I can’t read an Invoice

Wheelchair Cartoon

As people with disability, we often run into the issue of not being able to read invoices.  That means that we can’t pay our bills.  What happens and is there any laws in Australia that can protect us. We are not lawyers and are not able to provide legal advice in any form. 

A hand pointing to the words User Experience

Reading an invoice

The first step that I take when I get an invoice is, like everyone else, try and read it.  I use a screen reader.  Others use text to speech tools while others use braille displays.  Some use puff and sip tools.  Some use voiceover on phones.  These tools can only read information that is properly constructed.  That is, if it is a PDF it must be tagged. 

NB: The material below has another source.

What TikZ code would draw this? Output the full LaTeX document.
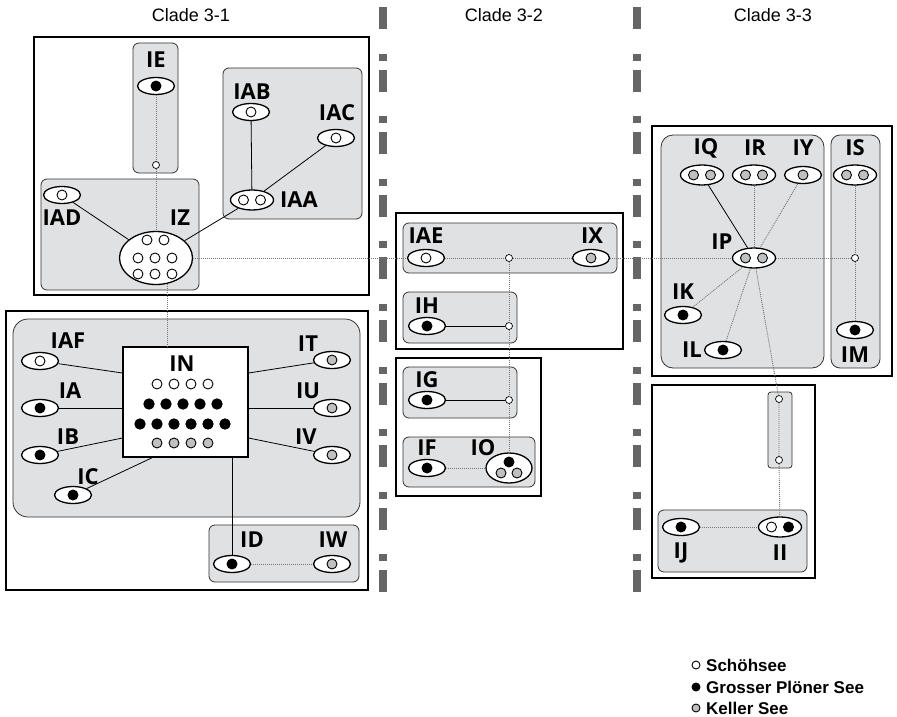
\documentclass[tikz,border=0pt]{standalone}
\usepackage{fontspec}
\setmainfont{Liberation Sans}
\newfontfamily\labfont{Open Sans}
\usetikzlibrary{shapes.geometric,positioning}
\definecolor{boxGray}{HTML}{E0E1E3}
\definecolor{kellerGray}{HTML}{BFC0C2}
\definecolor{divGray}{HTML}{666666}
\definecolor{linkGray}{HTML}{777777}

\begin{document}
\begin{tikzpicture}[x=1pt,y=-1pt,
  pop/.style={ellipse,draw,line width=1.3pt,fill=white,
              minimum width=37pt,minimum height=17pt,inner sep=0pt},
  pop2/.style={pop,minimum width=43pt,minimum height=20pt},
  lab/.style={font=\labfont\bfseries\fontsize{22}{22}\selectfont,inner sep=0pt},
  head/.style={font=\fontsize{18}{18}\selectfont,inner sep=0pt},
  legend/.style={font=\bfseries\fontsize{17}{17}\selectfont,inner sep=0pt},
  group/.style={draw=black!80,line width=0.8pt,fill=boxGray,rounded corners=6pt},
  clade/.style={draw,line width=2.6pt},
  link/.style={line width=0.8pt},
  weak/.style={draw=linkGray,line width=0.9pt,dash pattern=on 1pt off 1pt},
  hub/.style={circle,draw,line width=0.7pt,fill=white,inner sep=0pt,minimum size=7pt},
  wS/.style={draw,line width=0.9pt,fill=white},
  bP/.style={draw,line width=0.9pt,fill=black},
  gK/.style={draw,line width=0.9pt,fill=kellerGray},
  key/.style={circle,inner sep=0pt,minimum size=8pt},
  divider/.style={draw=divGray,line width=8pt,
                  dash pattern=on 22pt off 24.6pt on 7pt off 9pt},
]
\useasboundingbox (0,0) rectangle (897,717);

% clade dividers and headings
\draw[divider] (383,7) -- (383,594);
\draw[divider] (637,7) -- (637,594);
\node[head] (c31) at (191,15) {Clade 3-1};
\node[head] (c32) at (504,15) {Clade 3-2};
\node[head] (c33) at (773,15) {Clade 3-3};

% frames
\draw[clade] (34,37) rectangle (369,295);
\draw[clade] (6,311) rectangle (368,590);
\draw[clade] (396,213) rectangle (623,349);
\draw[clade] (396,358) rectangle (541,496);
\draw[clade] (652,126) rectangle (892,376);
\draw[clade] (652,385) rectangle (815,578);

\draw[group] (133,43) rectangle (178,173);
\draw[group] (223,68) rectangle (362,219);
\draw[group] (41,179) rectangle (199,290);
\draw[group,rounded corners=15pt] (13,319) rectangle (360,517);
\draw[group] (209,525) rectangle (359,582);
\draw[group] (403,223) rectangle (617,273);
\draw[group] (403,292) rectangle (517,343);
\draw[group] (403,367) rectangle (517,418);
\draw[group] (403,437) rectangle (535,487);
\draw[group,rounded corners=12pt] (661,135) rectangle (824,368);
\draw[group,rounded corners=9pt] (831,135) rectangle (880,368);
\draw[group,rounded corners=3pt] (768,392) rectangle (792,468);
\draw[group] (658,510) rectangle (807,572);

% clade 3-1
\node[pop]  (IE)  at (156,86)  {};
\node[hub]  (hIE) at (156,165) {};
\node[pop]  (IAB) at (251,112) {};
\node[pop]  (IAC) at (336,138) {};
\node[pop2] (IAA) at (252,200) {};
\node[pop]  (IAD) at (62,195)  {};
\node[pop,minimum width=73pt,minimum height=53pt] (IZ) at (156,258) {};
\node[draw,line width=1.1pt,fill=white,minimum width=125pt,minimum height=110pt,
      inner sep=0pt] (IN) at (185.5,402) {};
\node[pop] (IAF) at (40,361) {};
\node[pop] (IA)  at (40,408) {};
\node[pop] (IB)  at (40,455) {};
\node[pop] (IC)  at (73,495) {};
\node[pop] (IT)  at (332,360) {};
\node[pop] (IU)  at (332,408) {};
\node[pop] (IV)  at (332,455) {};
\node[pop] (ID)  at (232,564) {};
\node[pop] (IW)  at (332,564) {};

\node[lab] at (156,60)  {IE};
\node[lab] at (252,92)  {IAB};
\node[lab] at (337,113) {IAC};
\node[lab] at (299,200) {IAA};
\node[lab] at (62,218)  {IAD};
\node[lab] at (180,218) {IZ};
\node[lab] at (182,364) {IN};
\node[lab] at (68,341)  {IAF};
\node[lab] at (70,391)  {IA};
\node[lab] at (68,437)  {IB};
\node[lab] at (88,477)  {IC};
\node[lab] at (308,344) {IT};
\node[lab] at (308,391) {IU};
\node[lab] at (306,437) {IV};
\node[lab] at (252,540) {ID};
\node[lab] at (333,540) {IW};

% clade 3-2
\node[pop] (IAE) at (426,258) {};
\node[hub] (hAE) at (509,258) {};
\node[pop] (IX)  at (591,258) {};
\node[pop] (IH)  at (427,326) {};
\node[hub] (hH)  at (509,326) {};
\node[pop] (IG)  at (427,400) {};
\node[hub] (hG)  at (509,400) {};
\node[pop] (IF)  at (427,468) {};
\node[pop,minimum width=46pt,minimum height=30pt] (IO) at (509,468) {};

\node[lab] at (426,236) {IAE};
\node[lab] at (592,236) {IX};
\node[lab] at (427,306) {IH};
\node[lab] at (427,380) {IG};
\node[lab] at (427,448) {IF};
\node[lab] at (483,448) {IO};

% clade 3-3
\node[pop2] (IQ) at (702,175) {};
\node[pop2] (IR) at (754,175) {};
\node[pop]  (IY) at (803,175) {};
\node[pop2] (IS) at (855,175) {};
\node[pop2] (IP) at (754,258) {};
\node[hub]  (hS) at (855,258) {};
\node[pop]  (IK) at (683,315) {};
\node[pop]  (IL) at (723,350) {};
\node[pop]  (IM) at (855,330) {};
\node[hub]  (t1) at (779,399) {};
\node[hub]  (t2) at (779,460) {};
\node[pop]  (IJ) at (681,527) {};
\node[pop2] (II) at (780,527) {};

\node[lab] at (706,148) {IQ};
\node[lab] at (755,148) {IR};
\node[lab] at (803,148) {IY};
\node[lab] at (855,148) {IS};
\node[lab] at (722,242) {IP};
\node[lab] at (683,292) {IK};
\node[lab] at (692,350) {IL};
\node[lab] at (855,355) {IM};
\node[lab] at (681,553) {IJ};
\node[lab] at (780,553) {II};

% links
\draw[weak] (IE) -- (hIE) -- (IZ);
\draw[weak] (IZ.-66) -- (IZ.-66 |- IN.north);
\draw[link] (IAD) -- (IZ);
\draw[link] (IZ) -- (IAA);
\draw[link] (IAA) -- (IAB);
\draw[link] (IAA) -- (IAC);
\draw[link] (IAF) -- ([yshift=29pt]IN.west);
\draw[link] (IA) -- (IA -| IN.west);
\draw[link] (IB) -- ([yshift=-36pt]IN.west);
\draw[link] (IC) -- ([xshift=-33pt]IN.south);
\draw[link] (IT) -- ([yshift=29pt]IN.east);
\draw[link] (IU) -- (IU -| IN.east);
\draw[link] (IV) -- ([yshift=-36pt]IN.east);
\draw[link] (ID) -- (ID |- IN.south);
\draw[weak] (ID) -- (IW);

\draw[weak] (IZ) -- (IAE) -- (hAE) -- (IX) -- (IP) -- (hS);
\draw[weak] (hAE) -- (hH) -- (hG) -- (IO);
\draw[link] (IH) -- (hH);
\draw[link] (IG) -- (hG);
\draw[weak] (IF) -- (IO);

\draw[link] (IQ) -- (IP);
\draw[weak] (IR) -- (IP);
\draw[weak] (IY) -- (IP);
\draw[weak] (IK) -- (IP);
\draw[weak] (IL) -- (IP);
\draw[weak] (IS) -- (hS) -- (IM);
\draw[weak] (IP) -- (t1) -- (t2) -- (II);
\draw[weak] (IJ) -- (II);

% isolates inside each population
\draw[bP] (IE) circle (5pt);
\foreach \p in {IAB,IAC,IAD,IAF,IAE}
  \draw[wS] (\p) circle (5pt);
\foreach \p in {IA,IB,IC,ID,IH,IG,IF,IK,IL,IM,IJ}
  \draw[bP] (\p) circle (5pt);
\foreach \p in {IT,IU,IV,IW,IX,IY}
  \draw[gK] (\p) circle (5pt);
\draw[wS] ([xshift=-8.5pt]IAA.center) circle (5pt);
\draw[wS] ([xshift=8.5pt]IAA.center) circle (5pt);
\foreach \p in {IQ,IR,IS,IP} {
  \draw[gK] ([xshift=-8.5pt]\p.center) circle (5pt);
  \draw[gK] ([xshift=8.5pt]\p.center) circle (5pt);
}
\draw[wS] ([xshift=-8.5pt]II.center) circle (5pt);
\draw[bP] ([xshift=8.5pt]II.center) circle (5pt);
\draw[bP] ([yshift=6pt]IO.center) circle (5pt);
\draw[gK] ([shift={(-8pt,-5pt)}]IO.center) circle (5pt);
\draw[gK] ([shift={(8pt,-5pt)}]IO.center) circle (5pt);

\foreach \x in {147,164}
  \draw[wS] (\x,240) circle (5pt);
\foreach \x in {138,155,172} {
  \draw[wS] (\x,258) circle (5pt);
  \draw[wS] (\x,274) circle (5pt);
}
\foreach \i in {0,...,3} {
  \draw[wS] (157+17*\i,384) circle (5pt);
  \draw[gK] (157+17*\i,443) circle (5pt);
}
\foreach \i in {0,...,4}
  \draw[bP] (149+17*\i,404) circle (5.2pt);
\foreach \i in {0,...,5}
  \draw[bP] (140+17*\i,424) circle (5.2pt);

% key
\node[key,wS] (kS) at (696,665) {};
\node[key,bP] (kG) at (696,687) {};
\node[key,gK] (kK) at (696,708) {};
\node[legend,right=10pt of kS.center,anchor=west] {Schöhsee};
\node[legend,right=10pt of kG.center,anchor=west] {Grosser Plöner See};
\node[legend,right=10pt of kK.center,anchor=west] {Keller See};
\end{tikzpicture}
\end{document}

If the screen reader can read the information the next step is to see what information is available to me.  There are many times when I can only see part of the information.  The reading order of the invoice might not be correct.  Just imagine listening to a table of information and you are forced to read it column by column and not row by row.  Does it make sense?  Do you know what you are paying for?

Now down to the graphics on the page.  Quite often the “How To Pay” is a graphic in a PDF.  Theis is not accessible to people that use assistive technology such as screen readers, braille displays and text to speech tools.    

Group of people using smartphones

Get help

So if we can’t read the invoice the next step is to ring the business and ask them to read it to us.  This allows us to record the amount owing and any other pertinent information correctly.  This becomes a cost to the business.  That is, a person has to take time away from other work to read the invoice to us. 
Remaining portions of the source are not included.